The initial breach into Heartland was confined to the company’s corporate network, which was separate from its card-processing network. But by May 2008, the hackers had jumped to the processing network. Heartland discovered the hackers on its network only in January 2009 after being told by credit card companies that it might have been breached.

According to prosecutors, the breach of Heartland and Hannaford resulted in a data theft on 130 million credit and debit cards. The company claimed losses of $130 million.

Although Gonzalez pleaded guilty to the charges, his attorney said in a sentencing memo that he played only a peripheral role in this case, as opposed to the ringleader role he played in the TJX hack.

According to the memo, the intrusions and data theft in this case were conducted by “Grigg” and “Annex,” and Gonzalez learned of the breach only after the fact.
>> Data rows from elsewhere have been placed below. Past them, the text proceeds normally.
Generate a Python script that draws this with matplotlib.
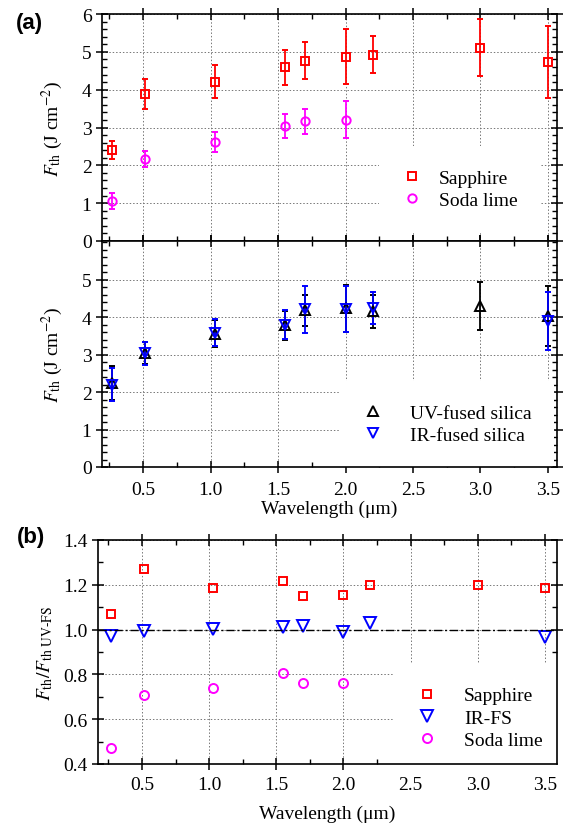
import matplotlib
matplotlib.use("Agg")
import matplotlib.pyplot as plt
from matplotlib.lines import Line2D
from matplotlib.ticker import MultipleLocator, AutoMinorLocator

plt.rcParams['font.family'] = ['Liberation Serif', 'DejaVu Serif']
plt.rcParams['mathtext.fontset'] = 'stix'

# ---------------- data ----------------
wl_sap = [0.27, 0.515, 1.03, 1.55, 1.70, 2.00, 2.20, 3.00, 3.50]
f_sap = [2.40, 3.88, 4.21, 4.59, 4.77, 4.87, 4.92, 5.11, 4.73]
e_sap = [0.24, 0.39, 0.43, 0.46, 0.48, 0.73, 0.49, 0.76, 0.96]

wl_soda = [0.27, 0.515, 1.03, 1.55, 1.70, 2.00]
f_soda = [1.06, 2.16, 2.62, 3.04, 3.16, 3.21]
e_soda = [0.21, 0.21, 0.27, 0.31, 0.32, 0.49]

wl_uv = [0.27, 0.515, 1.03, 1.55, 1.70, 2.00, 2.20, 3.00, 3.50]
f_uv = [2.25, 3.04, 3.56, 3.78, 4.18, 4.23, 4.15, 4.29, 4.02]
e_uv = [0.45, 0.30, 0.36, 0.39, 0.42, 0.63, 0.43, 0.64, 0.80]

wl_ir = [0.27, 0.515, 1.03, 1.55, 1.70, 2.00, 2.20, 3.50]
f_ir = [2.19, 3.03, 3.58, 3.80, 4.21, 4.21, 4.24, 3.89]
e_ir = [0.44, 0.30, 0.36, 0.38, 0.63, 0.62, 0.42, 0.78]

r_sap = [1.069, 1.271, 1.185, 1.219, 1.149, 1.154, 1.197, 1.200, 1.185]
r_ir = [0.973, 0.992, 1.002, 1.010, 1.016, 0.990, 1.031, 0.968]
r_soda = [0.471, 0.707, 0.738, 0.808, 0.761, 0.763]

xticks = [0.5, 1.0, 1.5, 2.0, 2.5, 3.0, 3.5]

RED = '#ff0000'
MAG = '#ff00ff'
BLUE = '#0000ff'
BLK = '#000000'

fig = plt.figure(figsize=(5.69, 8.29), dpi=100)
W, H = 569.0, 829.0

def pos(l, t, r, b):
    return [l / W, 1 - b / H, (r - l) / W, (b - t) / H]

ax1 = fig.add_axes(pos(102, 15, 557, 242))
ax2 = fig.add_axes(pos(102, 242, 557, 468))
ax3 = fig.add_axes(pos(98, 541, 557, 765))

def style(ax, ymajor, yminor_n):
    ax.tick_params(which='both', top=True, right=True, labelsize=14)
    ax.tick_params(which='major', direction='inout', length=8, width=1.1)
    ax.tick_params(which='minor', direction='in', length=3.5, width=1.0)
    ax.xaxis.set_minor_locator(MultipleLocator(0.25))
    ax.yaxis.set_major_locator(MultipleLocator(ymajor))
    ax.yaxis.set_minor_locator(AutoMinorLocator(yminor_n))
    for s in ax.spines.values():
        s.set_linewidth(1.2)
    ax.grid(True, which='major', linestyle=(0, (1.5, 2)), color='#777777',
            linewidth=0.7)
    ax.set_axisbelow(True)

mk = dict(mfc='none', mew=1.4, capsize=2.5, elinewidth=1.3,
          capthick=1.3, linestyle='none')

def legend_at(ax, handles, cx, cy, tp):
    leg = ax.legend(handles=handles, loc='center',
                    bbox_to_anchor=(cx / W, 1 - cy / H),
                    bbox_transform=fig.transFigure, fontsize=14,
                    frameon=True, framealpha=1, edgecolor='none',
                    facecolor='white', handlelength=1.0, handletextpad=tp,
                    borderpad=1.2, labelspacing=0.25)
    leg.set_zorder(2.2)
    return leg

def proxy(marker, color, ms, label):
    return Line2D([], [], marker=marker, color=color, mfc='none', mew=1.4,
                  ms=ms, linestyle='none', label=label)

# ---- panel (a) top ----
ax1.errorbar(wl_sap, f_sap, yerr=e_sap, marker='s', ms=5.5, color=RED, mec=RED, **mk)
ax1.errorbar(wl_soda, f_soda, yerr=e_soda, marker='o', ms=6, color=MAG, mec=MAG, **mk)
ax1.set_xlim(0.195, 3.567)
ax1.set_ylim(0, 6)
ax1.set_xticks(xticks)
ax1.tick_params(labelbottom=False)
style(ax1, 1, 5)
ax1.set_ylabel(r'$F_{\mathrm{th}}$ (J cm$^{-2}$)', fontsize=14, labelpad=12)
legend_at(ax1, [proxy('s', RED, 5.5, 'Sapphire'),
                proxy('o', MAG, 6, 'Soda lime')], 460, 190, 0.9)

# ---- panel (a) bottom ----
ax2.errorbar(wl_uv, f_uv, yerr=e_uv, marker='^', ms=6.5, color=BLK, mec=BLK, **mk)
ax2.errorbar(wl_ir, f_ir, yerr=e_ir, marker='v', ms=6.5, color=BLUE, mec=BLUE, **mk)
ax2.set_xlim(0.195, 3.567)
ax2.set_ylim(0, 6.03)
ax2.set_xticks(xticks)
ax2.set_xticklabels(['%.1f' % v for v in xticks])
style(ax2, 1, 5)
ax2.set_yticks([0, 1, 2, 3, 4, 5])
ax2.set_ylabel(r'$F_{\mathrm{th}}$ (J cm$^{-2}$)', fontsize=14, labelpad=12)
ax2.set_xlabel('Wavelength (μm)', fontsize=14, labelpad=1)
ax2.tick_params(axis='x', pad=6)
legend_at(ax2, [proxy('^', BLK, 6.5, 'UV-fused silica'),
                proxy('v', BLUE, 6.5, 'IR-fused silica')], 447, 425, 1.4)

# ---- panel (b) ----
ax3.plot(wl_sap, r_sap, marker='s', color=RED, mfc='none', mew=1.4, ms=6,
         linestyle='none')
ax3.plot(wl_ir, r_ir, marker='v', color=BLUE, mfc='none', mew=1.4, ms=8,
         linestyle='none')
ax3.plot(wl_soda, r_soda, marker='o', color=MAG, mfc='none', mew=1.4, ms=6.5,
         linestyle='none')
ax3.axhline(1.0, color='black', linestyle=(0, (6, 2, 1.5, 2)), linewidth=1.0)
ax3.set_xlim(0.173, 3.59)
ax3.set_ylim(0.4, 1.4)
ax3.set_xticks(xticks)
ax3.set_xticklabels(['%.1f' % v for v in xticks])
style(ax3, 0.2, 2)
ax3.set_yticks([0.4, 0.6, 0.8, 1.0, 1.2, 1.4])
ax3.set_yticklabels(['%.1f' % v for v in [0.4, 0.6, 0.8, 1.0, 1.2, 1.4]])
ax3.tick_params(axis='x', pad=5)
ax3.set_ylabel(r'$F_{\mathrm{th}}/F_{\mathrm{th\ UV\text{-}FS}}$',
               fontsize=14, labelpad=6)
ax3.set_xlabel('Wavelength (μm)', fontsize=14, labelpad=8)
legend_at(ax3, [proxy('s', RED, 6, 'Sapphire'),
                proxy('v', BLUE, 8, 'IR-FS'),
                proxy('o', MAG, 6.5, 'Soda lime')], 480, 719, 1.4)

fig.text(16 / W, 1 - 23 / H, '(a)', fontsize=16, fontweight='bold',
         family='Liberation Sans', ha='left', va='center')
fig.text(17 / W, 1 - 537 / H, '(b)', fontsize=16, fontweight='bold',
         family='Liberation Sans', ha='left', va='center')

fig.savefig('out.png', dpi=100)
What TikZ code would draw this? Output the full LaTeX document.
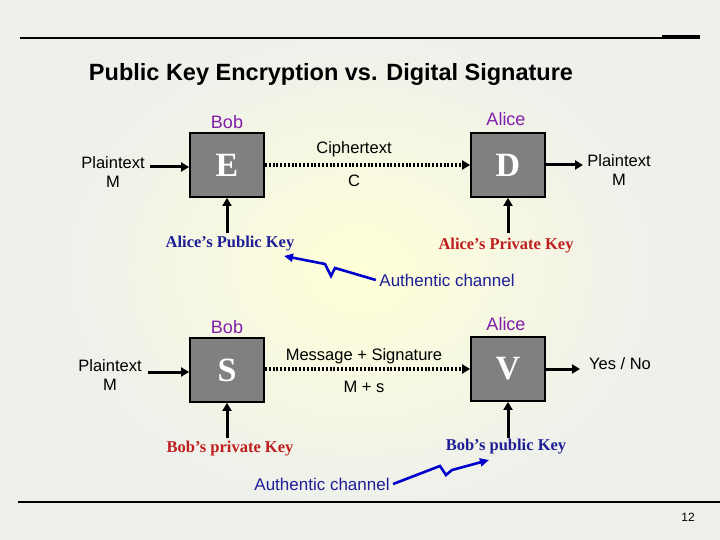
\documentclass[tikz,border=0pt]{standalone}
\usepackage{fontspec}
\setmainfont{Liberation Sans}
\newfontfamily\tms{Liberation Serif}
\usetikzlibrary{arrows.meta}
\definecolor{bgc}{RGB}{238,240,236}
\definecolor{glow}{RGB}{255,255,215}
\definecolor{purp}{RGB}{130,30,170}
\definecolor{navy}{RGB}{30,30,150}
\definecolor{redk}{RGB}{190,30,30}
\definecolor{boxg}{RGB}{128,128,128}
\begin{document}
\begin{tikzpicture}[x=1pt,y=-1pt,
  blk/.style={draw=black,line width=1.8pt,fill=boxg,minimum width=74pt,minimum height=64pt,inner sep=0pt,text=white,font=\tms\bfseries\fontsize{34}{36}\selectfont},
  lbl/.style={font=\fontsize{16.5}{19}\selectfont,align=center},
  who/.style={font=\fontsize{18}{20}\selectfont,text=purp},
  pub/.style={font=\tms\bfseries\fontsize{16.5}{19}\selectfont,text=navy},
  priv/.style={font=\tms\bfseries\fontsize{16.5}{19}\selectfont,text=redk},
  auth/.style={font=\fontsize{17}{19}\selectfont,text=navy},
  arr/.style={-{Triangle[length=8pt,width=9pt]},line width=3pt},
  dot/.style={-{Triangle[length=8pt,width=9pt]},line width=3.5pt,dash pattern=on 2pt off 1.8pt},
  sq/.style={-{Triangle[length=9pt,width=8pt]},line width=2.6pt,draw=blue!80!black}]
\useasboundingbox (0,0) rectangle (720,540);
\fill[bgc] (0,0) rectangle (720,540);
\shade[inner color=glow,outer color=bgc] (360,270) ellipse (300 and 240);
\draw[line width=1.3pt] (20,38) -- (700,38);
\draw[line width=2.5pt] (662,36) -- (700,36);
\draw[line width=2.5pt] (18,502) -- (720,502);
\node[font=\fontsize{12}{14}\selectfont] (pg) at (688,517) {12};
\node[font=\bfseries\fontsize{23.5}{27}\selectfont] (title) at (331,74) {Public Key Encryption vs. Digital Signature};
% top
\node[blk] (E) at (227,165) {E};
\node[blk] (D) at (508,165) {D};
\node[who] (bob1) at (227,122) {Bob};
\node[who] (al1) at (506,119) {Alice};
\node[lbl] (pt1) at (113,172) {Plaintext\\M};
\node[lbl] (pt2) at (619,170) {Plaintext\\M};
\node[lbl] (ct) at (354,149) {Ciphertext};
\node[lbl] (c) at (354,181) {C};
\node[pub] (apk) at (230,244) {Alice’s Public Key};
\node[priv] (ask) at (506,246) {Alice’s Private Key};
\node[auth] (au1) at (447,280) {Authentic channel};
\coordinate (t1) at (227,233);
\coordinate (t2) at (508,233);
\coordinate (p1s) at (150,167);
\draw[arr] (p1s) -- (E.west|-p1s);
\draw[arr] (D.east) -- (583,165);
\draw[dot] (E.east) -- (D.west);
\draw[arr] (t1) -- (E.south);
\draw[arr] (t2) -- (D.south);
\draw[sq] (au1.west) -- (335,268) -- (331,276) -- (325,264) -- (284,256);
% bottom
\node[blk] (S) at (227,370) {S};
\node[blk] (V) at (508,369) {V};
\node[who] (bob2) at (227,327) {Bob};
\node[who] (al2) at (506,324) {Alice};
\node[lbl] (pt3) at (110,375) {Plaintext\\M};
\node[lbl] (yn) at (620,364) {Yes / No};
\node[lbl] (ms) at (364,356) {Message + Signature};
\node[lbl] (mps) at (364,387) {M + s};
\node[priv] (bsk) at (230,449) {Bob’s private Key};
\node[pub] (bpk) at (506,447) {Bob’s public Key};
\node[auth] (au2) at (322,484) {Authentic channel};
\coordinate (t3) at (227,438);
\coordinate (t4) at (508,438);
\draw[arr] (148,372) -- (S.west|-0,372);
\draw[arr] (V.east|-0,369) -- (580,369);
\draw[dot] (S.east|-0,369) -- (V.west|-0,369);
\draw[arr] (t3) -- (S.south);
\draw[arr] (t4) -- (V.south);
\draw[sq] (au2.east) -- (440,466) -- (446,475) -- (452,470) -- (489,460);
\end{tikzpicture}
\end{document}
He also did not participate in the sale of the stolen card data “nor did he profit from any of the intrusions at issue in this case.”

His only role was to provide the hackers “with certain services he controlled” and to ask another hacker to modify malware that one of the East European hackers might have designed.

He had only “minor and insignificant” involvement in the 7-Eleven intrusion as well. For this reason, he should receive the minimum sentence, his attorney argued.

Gonzalez’s crimes were committed mostly between 2005 and 2008 while he was drawing a $75,000 salary working for the U.S. Secret Service as a paid undercover informant.

“It would take an enormous number of robberies to capture the amount of money” stolen by Gonzalez and his crew, Woodlock told the hacker. “This is real time. And it’s meant to deliver a message to others.”